Walgreens has agreed to pay San Francisco a $230 million settlement that can be used to address the city’s opioid epidemic, but questions remain about how exactly those funds can be used.
The settlement marks the end of a lawsuit in which the city won over $350 million from the pharmaceutical companies AbbVie, Endo and Teva, along with Walgreens, for their roles in the ongoing drug crisis on the city’s streets. Walgreens will pay its settlement over a 14-year span.
Department of Public Health Director Grant Colfax said at a press conference on Wednesday that the city is likely to use the funds to stock up on overdose reversal medication and create more addiction treatment beds.

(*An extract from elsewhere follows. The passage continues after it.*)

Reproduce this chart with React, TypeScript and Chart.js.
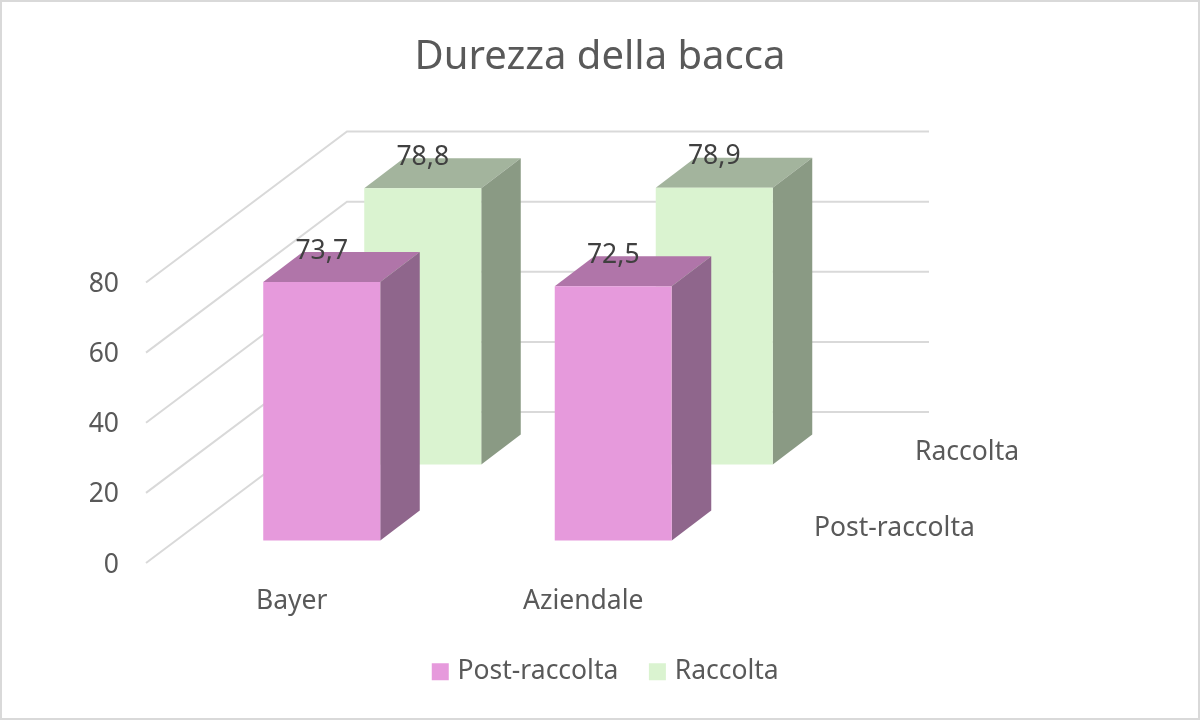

Federal Judge Charles Breyer wrote in an Aug. 10 opinion that Walgreens failed to identify red flags that opioid prescriptions were either issued by doctors with suspicious prescribing patterns or were not used for a legitimate medical purpose.
The lawsuit, which started in 2018, is one of a dozen cases across the country in which local and state governments allege that pharmaceutical companies were complicit in overprescribing people opioids.
Walgreens didn’t immediately respond to a request for comment.
Members of the Board of Supervisors have pushed to use some of the settlement funds to create facilities for supervised drug use, which are illegal under state and federal law. In an interview on Wednesday, City Attorney David Chiu declined to offer clarity about whether he would endorse using the funds for that purpose.
“There have been many conversations about safe consumption sites and what we do to move things forward," Chiu said. "Those conversations continue; we’ll see how it goes."
Chiu said that he endorses opening safe consumption sites by replicating a model used in New York, which allows a nonprofit to operate the sites using private funding. But advocates for the sites argue that model is unsustainable, and both local service providers and elected officials have called for using settlement funds to fund the sites.
Chiu’s office has said previously that the settlement award is indistinguishable from other public funds and can’t be used to fund the sites.
Chiu said on Wednesday that Gov. Gavin Newsom’s veto of a bill that would’ve legalized safe consumption sites in San Francisco puts the city in a difficult position.
“We are thinking creatively of what we could do,” Chiu said.